I went from Cubs to a Scout troop that I really didn’t like, full of bullying and unpleasantness, and I ended up leaving the organisation for a couple of years. Around the time I was 13 my Dad started up a new Scout Troop based on the principles and set up that was common when he had been a Scout 30 years earlier. It became the centre of my life for a few years as I looked to escape from my awful experience at school.
We were a disciplined Troop who were guided by the principles of the Scout Law and Promise as they had existed when my Dad was a boy, something that the organisation in Medway really disliked. They fought running battles with my Dad but he was much too wily for them. Every year, the troops and packs were inspected by the local ‘bigwigs’ who detested the way the troop was run and who in turn were the villains of the piece to us. One year they said that they were going to inspect the troop on a particular date. My Dad told us that we were going to get an inspection the week before to try to catch us out. He was right, we were prepared and we all took great pleasure in telling the inspectors that we knew what their game was! The people who were inspecting the troop were pen pushers who had no idea what traditional scouting was all about. My Dad and his fellow leaders were light years ahead of them in understanding young people and they knew it.

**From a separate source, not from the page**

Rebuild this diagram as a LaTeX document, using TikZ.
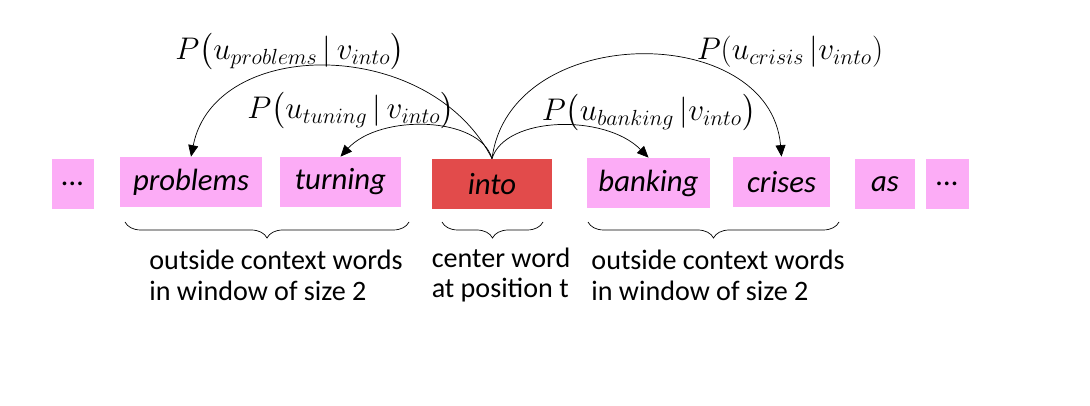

So, what are the Scouting principles I still live by?
The Cub Scout Promise of the 1970s was
I promise that I will do my best to do my duty to God and to the Queen, to help other people and to keep the Cub Scout Law.
In those days, there was one promise for Scouts of all faiths or of none and when you said it you were essentially reciting it as a catechism. The Cub Scout Law, in contrast, was very specific and it is this that I internalised more deeply than I realised over the 50 years since first learning it.
Cub Scouts always do their best, think of others before themselves and do a good turn every day.
As a set of principles for living they don’t come much better and they could not be summarised more succinctly.
Just a final thought. My Dad, who I talked about in this post, died over 30 years ago. I am now exactly the same age as he was, to the day, when he died. He’s still very much present to me and I think he would give me a subtle nod of approval if he could see my progress and the way I have kept the Cub Scout Law and the Scouting principles so close to my heart.